IN an office near Memorial Church at Stanford, Reviel Netz flicked off the lights. Netz, a slight 38-year-old with dark hair, leaned close to the screen of his laptop.

Bergmann's X-ray work had produced a black-and-white picture of a page from "The Method of Mechanical Theorems," a text found only in the palimpsest.

One phrase — "let them be arranged so they balance on point theta" — had already been translated by Heiberg, although he had had to guess about the word "on," which was unreadable.

Netz, a professor of classics, looked at the X-ray image and nodded. He smiled.

The actual word was "around."

"That's not trivial," he said, explaining that the change altered the meaning of Archimedes' calculations involving an object's center of gravity.

The X-ray image also revealed a section of "The Method" that had been hidden from Heiberg in the fold between pages. It contained part of a discussion on how to calculate the area inside a parabola using a new way of thinking about infinity, Netz said. It appeared to be an early attempt at calculus — nearly 2,000 years before Isaac Newton and Gottfried Wilhelm Leibniz invented the field.

The discoveries may seem small, but they are significant in the understanding of ancient mathematics, Netz said.

One passage he studied several years ago involved the innumerable slices and lines that could be made from a triangular prism similar to a wedge of cheese. Netz said the passage, which was unreadable to Heiberg, showed that Archimedes was grappling with the concept of infinity long before other mathematicians.

For Netz, a specialist in ancient mathematics and cognitive history, the chance to decipher the palimpsest "is the fulfillment of an incredible dream," he said.

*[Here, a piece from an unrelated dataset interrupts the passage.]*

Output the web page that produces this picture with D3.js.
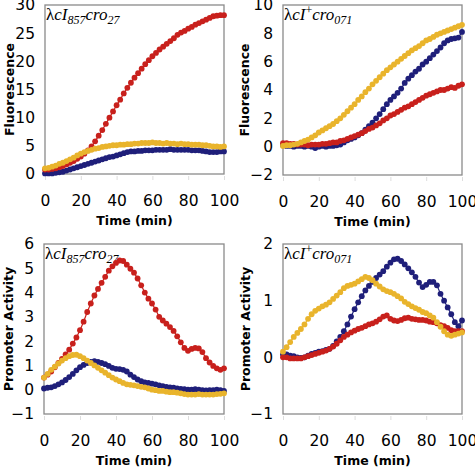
<!DOCTYPE html>
<html><head><meta charset="utf-8">
<script src="https://cdn.jsdelivr.net/npm/d3@7"></script>
<style>body{margin:0;background:#fff}svg{display:block}</style>
</head><body>
<script>
// ---------- data ----------
const time = d3.range(0, 101, 2);
const xTicks = [0, 20, 40, 60, 80, 100];
const seriesNames = ["blue", "red", "yellow"];
const seriesColors = ["#1f1f7a", "#c8201c", "#e9b42c"];

const fluorTicks1 = [0, 5, 10, 15, 20, 25, 30];
const fluor1_blue = [0.1,0.1,0.1,0.2,0.3,0.4,0.6,0.8,1.0,1.2,1.4,1.6,1.8,2.0,2.2,2.4,2.6,2.8,3.0,3.1,3.3,3.5,3.7,3.9,4.0,4.0,4.1,4.1,4.2,4.2,4.2,4.3,4.3,4.3,4.3,4.4,4.3,4.3,4.3,4.3,4.3,4.2,4.2,4.2,4.1,4.0,3.9,3.9,3.9,4.0,4.0];
const fluor1_red = [0.8,0.8,0.9,1.0,1.2,1.4,1.7,2.0,2.3,2.7,3.1,3.6,4.2,4.9,5.8,6.8,7.8,8.9,10.0,11.1,12.2,13.2,14.3,15.3,16.2,17.1,17.9,18.7,19.5,20.2,20.9,21.5,22.1,22.6,23.1,23.6,24.1,24.7,25.1,25.4,25.8,26.1,26.5,26.8,27.1,27.4,27.7,28.0,28.1,28.2,28.2];
const fluor1_yellow = [1.0,1.1,1.3,1.5,1.8,2.0,2.3,2.6,2.9,3.3,3.6,3.9,4.1,4.3,4.5,4.6,4.8,4.9,5.0,5.1,5.1,5.2,5.2,5.3,5.3,5.4,5.4,5.5,5.5,5.5,5.6,5.5,5.5,5.4,5.5,5.4,5.4,5.3,5.4,5.3,5.3,5.2,5.2,5.2,5.1,5.1,5.0,4.9,4.9,4.8,4.9];

const fluorTicks2 = [-2, 0, 2, 4, 6, 8, 10];
const fluor2_blue = [0.1,0.05,0.05,0.0,0.05,0.05,0.0,0.05,0.0,-0.1,0.0,0.05,0.0,0.05,0.05,0.1,0.15,0.3,0.45,0.55,0.65,0.8,0.95,1.2,1.45,1.7,2.0,2.3,2.65,3.0,3.3,3.55,3.8,4.1,4.5,4.8,5.05,5.3,5.5,5.8,6.0,6.25,6.5,6.75,7.0,7.3,7.5,7.6,7.65,7.7,8.1];
const fluor2_red = [0.25,0.25,0.2,0.2,0.15,0.15,0.15,0.1,0.15,0.15,0.15,0.2,0.2,0.25,0.3,0.3,0.4,0.45,0.55,0.65,0.75,0.85,0.95,1.1,1.25,1.35,1.5,1.65,1.85,2.0,2.2,2.3,2.45,2.6,2.75,2.85,3.0,3.15,3.3,3.45,3.6,3.7,3.8,3.9,4.0,4.0,4.1,4.2,4.15,4.3,4.4];
const fluor2_yellow = [0.05,0.1,0.1,0.15,0.2,0.3,0.4,0.5,0.65,0.8,1.0,1.15,1.3,1.45,1.6,1.8,2.0,2.25,2.5,2.75,3.0,3.3,3.55,3.85,4.1,4.4,4.65,4.9,5.15,5.4,5.6,5.8,6.0,6.2,6.4,6.6,6.8,6.95,7.1,7.3,7.5,7.6,7.75,7.9,8.0,8.1,8.2,8.3,8.4,8.5,8.6];

const actTicks3 = [-1, 0, 1, 2, 3, 4, 5, 6];
const act3_blue = [0.05,0.08,0.1,0.15,0.22,0.3,0.4,0.52,0.65,0.8,0.93,1.02,1.1,1.15,1.18,1.15,1.1,1.05,0.98,0.9,0.86,0.85,0.82,0.75,0.62,0.52,0.42,0.35,0.3,0.28,0.25,0.22,0.18,0.15,0.12,0.1,0.08,0.05,0.03,0.02,0.0,0.0,0.02,0.0,-0.02,-0.03,-0.02,-0.02,0.0,-0.02,-0.05];
const act3_red = [0.5,0.62,0.75,0.92,1.1,1.27,1.45,1.65,1.9,2.15,2.45,2.8,3.2,3.55,3.88,4.15,4.4,4.65,4.9,5.08,5.22,5.32,5.3,5.15,4.98,4.82,4.58,4.3,4.0,3.75,3.55,3.3,3.0,2.85,2.72,2.58,2.42,2.2,1.95,1.72,1.6,1.68,1.72,1.7,1.55,1.3,1.12,0.98,0.88,0.82,0.88];
const act3_yellow = [0.5,0.65,0.82,0.95,1.08,1.2,1.3,1.38,1.43,1.44,1.38,1.3,1.2,1.1,1.0,0.9,0.8,0.7,0.6,0.5,0.42,0.35,0.28,0.22,0.2,0.18,0.15,0.12,0.1,0.05,0.0,-0.02,-0.05,-0.05,-0.08,-0.1,-0.1,-0.12,-0.15,-0.18,-0.2,-0.2,-0.2,-0.18,-0.2,-0.2,-0.2,-0.2,-0.18,-0.17,-0.15];

const actTicks4 = [-1, 0, 1, 2];
const act4_blue = [0.05,0.05,0.03,0.02,0.0,-0.01,0.0,0.03,0.06,0.08,0.1,0.11,0.13,0.15,0.2,0.28,0.36,0.46,0.58,0.72,0.85,0.97,1.08,1.18,1.26,1.33,1.4,1.46,1.52,1.6,1.67,1.73,1.74,1.7,1.64,1.57,1.5,1.42,1.32,1.24,1.28,1.33,1.33,1.27,1.12,1.0,0.88,0.76,0.62,0.55,0.65];
const act4_red = [0.0,0.0,-0.02,-0.02,-0.02,-0.02,0.0,0.02,0.04,0.06,0.08,0.1,0.12,0.15,0.19,0.24,0.3,0.36,0.4,0.44,0.47,0.5,0.52,0.55,0.58,0.6,0.63,0.67,0.72,0.74,0.68,0.65,0.64,0.66,0.69,0.7,0.68,0.67,0.66,0.66,0.65,0.63,0.62,0.6,0.57,0.55,0.52,0.48,0.46,0.46,0.46];
const act4_yellow = [0.1,0.18,0.27,0.36,0.43,0.5,0.58,0.68,0.76,0.82,0.86,0.9,0.93,0.97,1.03,1.09,1.15,1.22,1.26,1.28,1.3,1.34,1.38,1.42,1.4,1.36,1.3,1.25,1.2,1.17,1.15,1.12,1.08,1.04,0.98,0.94,0.9,0.87,0.84,0.8,0.78,0.74,0.7,0.62,0.54,0.46,0.4,0.38,0.4,0.42,0.44];

const xTitle = "Time (min)";
const yTitles = ["Fluorescence", "Fluorescence", "Promoter Activity", "Promoter Activity"];

// ---------- layout ----------
const W = 475, H = 469;
const svg = d3.select("body").append("svg").attr("width", W).attr("height", H);

const panels = [
  {box:[45,224,5,174], ticks:fluorTicks1, series:[fluor1_blue,fluor1_red,fluor1_yellow], title:"a", ytx:9},
  {box:[283,462,5,175], ticks:fluorTicks2, series:[fluor2_blue,fluor2_red,fluor2_yellow], title:"b", ytx:244},
  {box:[44,224,244,414], ticks:actTicks3, series:[act3_blue,act3_red,act3_yellow], title:"a", ytx:8},
  {box:[283,462,244,414], ticks:actTicks4, series:[act4_blue,act4_red,act4_yellow], title:"b", ytx:245}
];

const tickFont = "DejaVu Sans, Verdana, sans-serif";

panels.forEach((p, pi) => {
  const [x0, x1, y0, y1] = p.box;
  const x = d3.scaleLinear().domain([0, 100]).range([x0, x1]);
  const y = d3.scaleLinear().domain(d3.extent(p.ticks)).range([y1, y0]);
  const g = svg.append("g");

  // frame
  g.append("rect").attr("x", x0).attr("y", y0).attr("width", x1 - x0).attr("height", y1 - y0)
    .attr("fill", "#fff").attr("stroke", "#8a8a8a").attr("stroke-width", 1.3);

  // y tick labels
  const ya = d3.axisLeft(y).tickValues(p.ticks).tickSize(0).tickPadding(10).tickFormat(d3.format("d"));
  const yg = g.append("g").attr("transform", `translate(${x0},0)`).call(ya);
  yg.select(".domain").remove();
  yg.selectAll("text").attr("font-family", tickFont).attr("font-size", 15.5).attr("fill", "#000");

  // x axis: faint ticks + labels
  const xa = d3.axisBottom(x).tickValues(xTicks).tickSize(4).tickPadding(15).tickFormat(d3.format("d"));
  const xg = g.append("g").attr("transform", `translate(0,${y1 + 2})`).call(xa);
  xg.select(".domain").remove();
  xg.selectAll("line").attr("stroke", "#ddd");
  xg.selectAll("text").attr("font-family", tickFont).attr("font-size", 15.5).attr("fill", "#000");

  // axis titles
  g.append("text").attr("x", (x0 + x1) / 2).attr("y", y1 + 51).attr("text-anchor", "middle")
    .attr("font-family", tickFont).attr("font-weight", "bold").attr("font-size", 12.5).text(xTitle);
  g.append("text").attr("transform", `translate(${p.ytx},${(y0 + y1) / 2}) rotate(-90)`)
    .attr("text-anchor", "middle").attr("dominant-baseline", "central")
    .attr("font-family", tickFont).attr("font-weight", "bold").attr("font-size", 12.5).text(yTitles[pi]);

  // panel title
  const t = g.append("text").attr("x", x0 + 1).attr("y", y0 + 15)
    .attr("font-family", "Liberation Serif, Times New Roman, serif").attr("font-size", 17).attr("fill", "#000");
  t.append("tspan").text("λ");
  t.append("tspan").attr("font-style", "italic").text("cI");
  if (p.title === "a") {
    t.append("tspan").attr("font-style", "italic").attr("font-size", 12).attr("dy", 4).text("857");
    t.append("tspan").attr("font-style", "italic").attr("dy", -4).text("cro");
    t.append("tspan").attr("font-style", "italic").attr("font-size", 12).attr("dy", 4).text("27");
  } else {
    t.append("tspan").attr("font-size", 12).attr("dy", -6).text("+");
    t.append("tspan").attr("font-style", "italic").attr("dy", 6).text("cro");
    t.append("tspan").attr("font-style", "italic").attr("font-size", 12).attr("dy", 4).text("071");
  }

  // series
  p.series.forEach((vals, si) => {
    const col = seriesColors[si];
    const pts = time.map((tm, i) => [tm, vals[i]]);
    g.append("path").datum(pts)
      .attr("d", d3.line().x(d => x(d[0])).y(d => y(d[1])))
      .attr("fill", "none").attr("stroke", col).attr("stroke-width", 1.2);
    g.selectAll(null).data(pts).enter().append("circle")
      .attr("cx", d => x(d[0])).attr("cy", d => y(d[1])).attr("r", 2.9)
      .attr("fill", col);
  });
});
</script>
</body></html>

One of his biggest breakthroughs involves a quirky part of the palimpsest called the "Stomachion," which literally means "Belly-Teaser."

Stomachions were children's games in which 14 geometrical shapes were rearranged to create new shapes. Heiberg translated fragments of the manuscript but paid little attention to it, thinking it was just a game.

Netz saw a deeper significance. Archimedes asked a more restricted question in his "Stomachion": How many different ways could you combine the 14 triangles to make a square?

Netz believes the fragments address an area of mathematics known as combinatorics that scholars have only recently believed interested the Greeks.

For all the high-tech efforts, there are still gaps remaining in the Archimedes text, perhaps 2%, Netz guessed.

AMONG the jumbled fragments are clues that perhaps the deepest secrets are yet to be found.

A century ago, Heiberg copied down two lines that he couldn't identify. They began: "The youngest had been abroad for so long that the sisters wouldn't even know who was who."

The passage was not Archimedes.

In 2002, scholars were able to cross-reference the quote. It came from "Against Timandros," written by a 4th century BC Athenian orator named Hyperides.

Although Hyperides is little-known now, contemporaries frequently compared him to Demosthenes, an acknowledged master of oratory.

No complete versions exist of "Against Timandros," which Hyperides had written as part of a lawsuit over an inheritance, said Judson Herrman, a classicist at Allegheny College in Pennsylvania.

Further study determined there were 20 pages of Hyperides in the palimpsest, including a previously unknown text called "Against Diondas."

The palimpsest, it turns out, took parchment from seven texts, including what are believed to be a commentary on Aristotle's "On the Soul" and a group of biographies of the saints, plus two still unidentified texts.

The works are even more difficult to discern than the Archimedes because the ink is different and the pages more thoroughly scrubbed.

"I have been cursing all morning," Herrman said of his work on a few lines of Hyperides.

The scientists aren't giving up.

Easton's team recently began experimenting with precisely tuned light-emitting diodes, or LEDs, to illuminate the text. The team also is using angled light to detect the outlines of letters etched in the parchment by the acid in the ink.

The team made progress on a few pages, but it may take decades — or longer — before technologies are developed that can unveil all the texts.

"We'll probably leave something for future scientists to work on," Netz said.